New wage law prompts CoHo to raise prices

New wage law prompts CoHo to raise prices

Photo Credits: JUSTIN HAN / AGGIE. Swirlz cafe at Coffee House is a ASUCD vendors that saw price increases of 25 cents during Fall Quarter 2019. October 28, 2019.

Minimum wage in California will be set to $15 by 2022, making it more costly to pay employees

An increase in prices at the CoHo at the start of Fall Quarter have drawn student backlash — “I don’t feel like [the increase] is fair, looking at how much we pay for tuition,” said Yara Habeeb, a third-year computer science major. The recent price increases, however, resulted from a California minimum wage law that goes into effect in 2022.

Public Information Officer for the California Department of Industrial Relations Paola Laverde explained that Senate Bill 3, signed into law by former Calif. Governor Jerry Brown in 2016, states that by 2022 the minimum wage of California will reach $15.

“It is a good thing that minimum wage is going up for workers, because the cost of living in California has increased,” Laverde said. “It had been stagnant for a while, so there was a push in 2016 to increase the minimum wage to $15 dollars.”

Darin Schluep, food service director for Associated Students Dining Services, said the CoHo management team never takes pricing decisions lightly, but, unfortunately, because of the increased minimum wage, this was a necessary and unavoidable decision. 

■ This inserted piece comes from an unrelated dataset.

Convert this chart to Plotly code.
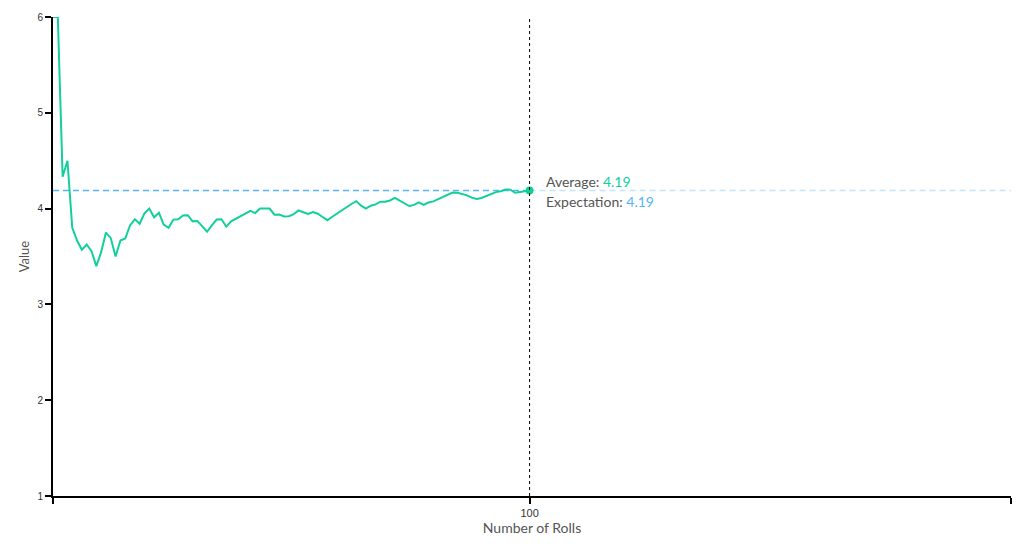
import plotly.graph_objects as go

rolls = list(range(1, 101))
running_average = [
    6.0, 6.0, 4.333, 4.5, 3.8, 3.667, 3.571, 3.625, 3.556, 3.4,
    3.545, 3.75, 3.692, 3.5, 3.667, 3.688, 3.824, 3.889, 3.842, 3.95,
    4.0, 3.909, 3.957, 3.833, 3.8, 3.885, 3.889, 3.929, 3.931, 3.867,
    3.871, 3.813, 3.758, 3.824, 3.886, 3.889, 3.811, 3.868, 3.897, 3.925,
    3.951, 3.976, 3.953, 4.0, 4.0, 4.0, 3.936, 3.938, 3.918, 3.92,
    3.941, 3.981, 3.962, 3.944, 3.964, 3.946, 3.912, 3.879, 3.915, 3.95,
    3.984, 4.016, 4.048, 4.078, 4.031, 4.0, 4.03, 4.044, 4.072, 4.071,
    4.085, 4.111, 4.082, 4.054, 4.027, 4.039, 4.065, 4.038, 4.063, 4.075,
    4.099, 4.122, 4.145, 4.167, 4.165, 4.151, 4.138, 4.114, 4.101, 4.111,
    4.132, 4.152, 4.172, 4.181, 4.2, 4.198, 4.165, 4.173, 4.182, 4.19,
]
expectation = 4.19
x_min, x_max = 1, 200
y_ticks = [1, 2, 3, 4, 5, 6]
x_tickvals = [1, 100, 200]
x_ticktext = ["", "100", ""]

TEAL = "#12cf9c"
BLUE = "#55b5f7"
GRAY = "#555555"

current = rolls[-1]
current_avg = running_average[-1]

fig = go.Figure()
fig.add_trace(go.Scatter(x=[x_min, current], y=[expectation, expectation], mode="lines",
                         line=dict(color=BLUE, width=1.5, dash="6px,4px"), hoverinfo="skip"))
fig.add_trace(go.Scatter(x=[current, x_max], y=[expectation, expectation], mode="lines",
                         line=dict(color="rgba(85,181,247,0.35)", width=1.5, dash="6px,4px"), hoverinfo="skip"))
fig.add_trace(go.Scatter(x=rolls, y=running_average, mode="lines",
                         line=dict(color=TEAL, width=2), hoverinfo="skip"))
fig.add_trace(go.Scatter(x=[current], y=[current_avg], mode="markers",
                         marker=dict(color=TEAL, size=8), hoverinfo="skip"))

fig.add_shape(type="line", x0=current, x1=current, y0=0, y1=1, xref="x", yref="paper",
              line=dict(color="black", width=1, dash="dot"))

fig.add_annotation(x=current, y=current_avg, xref="x", yref="y", xanchor="left", yanchor="middle",
                   xshift=14, yshift=9, showarrow=False, align="left",
                   text=f"Average: <span style='color:{TEAL}'>{current_avg:.2f}</span>",
                   font=dict(family="Lato, 'Open Sans', sans-serif", size=14, color=GRAY))
fig.add_annotation(x=current, y=expectation, xref="x", yref="y", xanchor="left", yanchor="middle",
                   xshift=14, yshift=-11, showarrow=False, align="left",
                   text=f"Expectation: <span style='color:{BLUE}'>{expectation:.2f}</span>",
                   font=dict(family="Lato, 'Open Sans', sans-serif", size=14, color=GRAY))

fig.update_layout(
    width=1013, height=531,
    margin=dict(l=45, r=10, t=9, b=43),
    plot_bgcolor="white", paper_bgcolor="white",
    showlegend=False,
    xaxis=dict(range=[x_min, x_max], tickvals=x_tickvals, ticktext=x_ticktext, automargin=False,
               showgrid=False, zeroline=False, showline=True, linecolor="black", linewidth=2,
               ticks="outside", ticklen=6, tickwidth=2, tickcolor="black",
               tickfont=dict(family="Liberation Sans, Arial, sans-serif", size=11, color="#333"),
               title=dict(text="Number of Rolls", standoff=3,
                          font=dict(family="Lato, 'Open Sans', sans-serif", size=14, color=GRAY))),
    yaxis=dict(range=[1, 6], tickvals=y_ticks, automargin=False,
               showgrid=False, zeroline=False, showline=True, linecolor="black", linewidth=2,
               ticks="outside", ticklen=6, tickwidth=2, tickcolor="black",
               tickfont=dict(family="Liberation Sans, Arial, sans-serif", size=10, color="#333"),
               title=dict(text="Value", standoff=5,
                          font=dict(family="Lato, 'Open Sans', sans-serif", size=13, color=GRAY))),
)

fig.write_html("out.html")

“The annual increase in minimum wage ($1.00 more per hour each year until it reaches $15.00/hr. in January 2022) means approximately $200,000 in added costs each year that we must take into consideration when setting our budget,” Schluep said via email. “Rather than looking at cutting staff, we have worked to find ways to increase efficiency and to leverage our buying power for better pricing on goods. But ultimately some of those additional costs must be passed on to the consumer in order for us to continue to operate on a break-even financial basis.” 

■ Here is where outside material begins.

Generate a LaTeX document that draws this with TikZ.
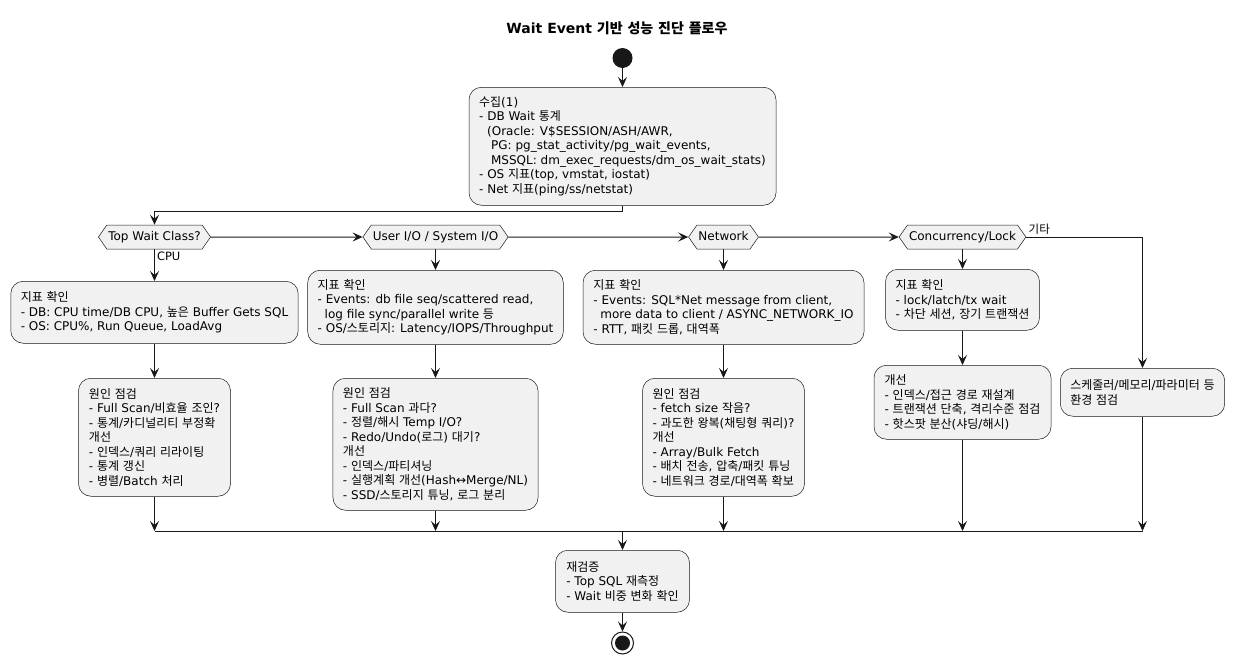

Written by: Isabella Beristain — features@theaggie.org

1 Comment on this Post

  1. This is the least surprising thing that has ever happened, and anyone with an even minimally competent understanding of economics would have been able to tell you this would happen well before the law was enacted. But it is virtually guaranteed that the same people who approved of the minimum wage increase are also upset about the price increase, and it’s even more certain that they will learn nothing from it. Just imagine this on a nation-wide scale if someone like Bernie Sanders or Elizabeth Warren is allowed to enact similar ideas from the lowest common denominator of the left.